The m at the beginning of the m/.../m operation is the perl regexp match operator. It's optional if you use the "standard" / delimiter, but required if you use a different delimiter (like = or : or one of the balanced delimiters like {..}). I like to use it even where it's not required.

The m at the end of the m/.../m is perl's multi-line string regex modifier, so that the regex can match across line boundaries.

The \s* at the end of the regex capture ensures that it captures any whitespace (including LF or CR+LF) at the end of the function's closing }.

or, same thing in a standalone script instead of a one-liner:

#!/usr/bin/perl

undef $/; # enable slurp mode (read entire input at once)

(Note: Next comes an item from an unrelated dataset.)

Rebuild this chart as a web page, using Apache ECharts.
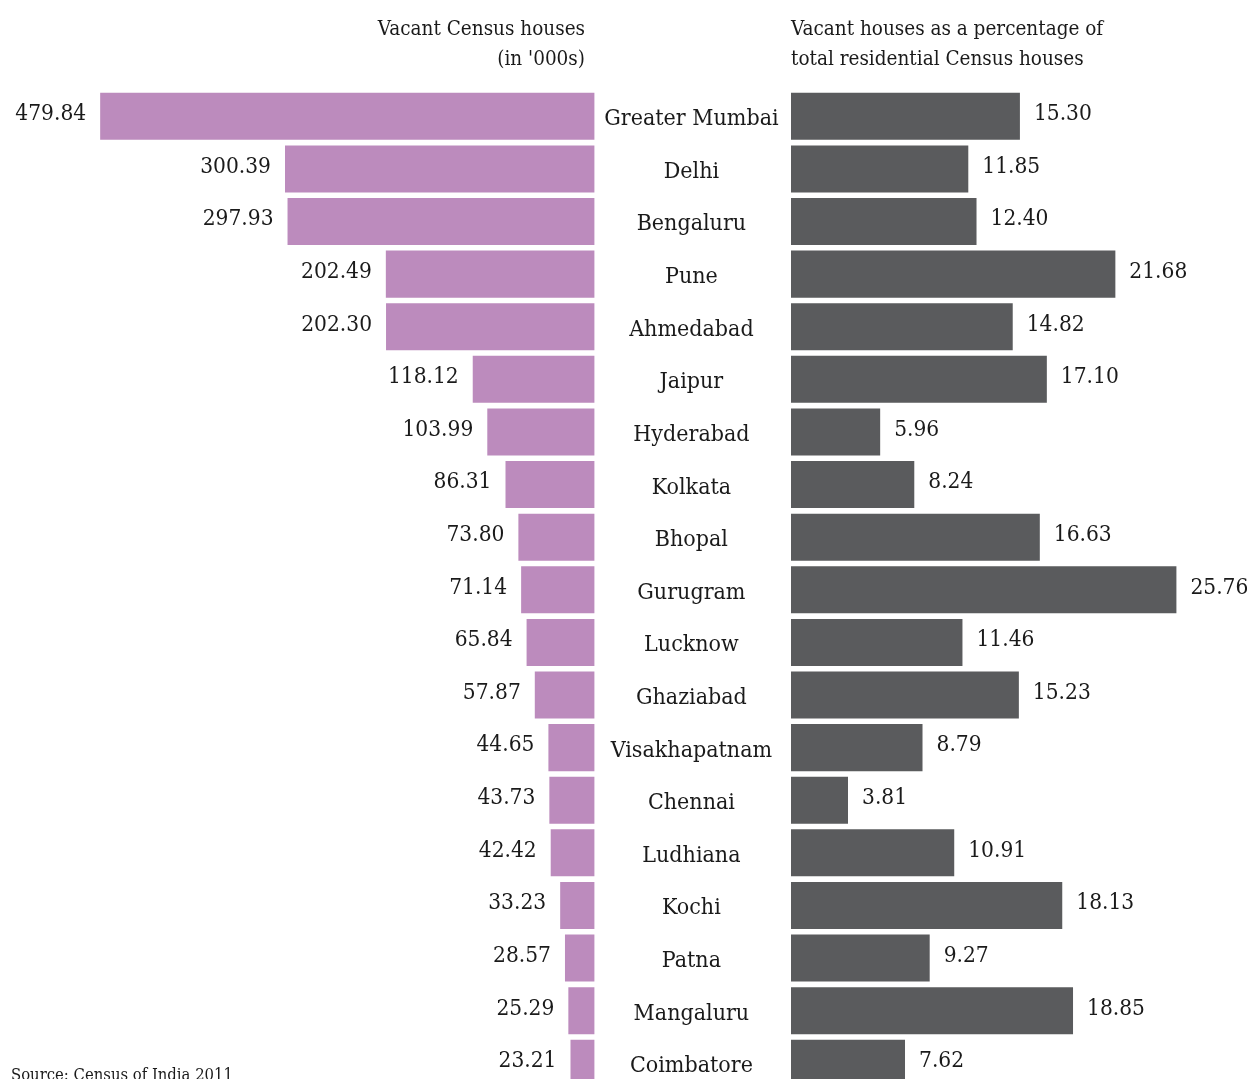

use Regexp::Common qw(balanced);

while(<>) {
  m/(^\s*(?:int\s+)?\s*main\([^)]*\)\s*$RE{balanced}{-parens=>'{}'}\s*)/m
    and print $1;
};

This would also work pretty well instead of sed when combined with indent and cpp. Which would also resolve the bug below (but there would be no real advantage over using sed, unless you also needed to use other Regexp::Common patterns like matching/extracting C comments, or other perl features):

BUGS: this will print the first main function found, whether it is commented out or not.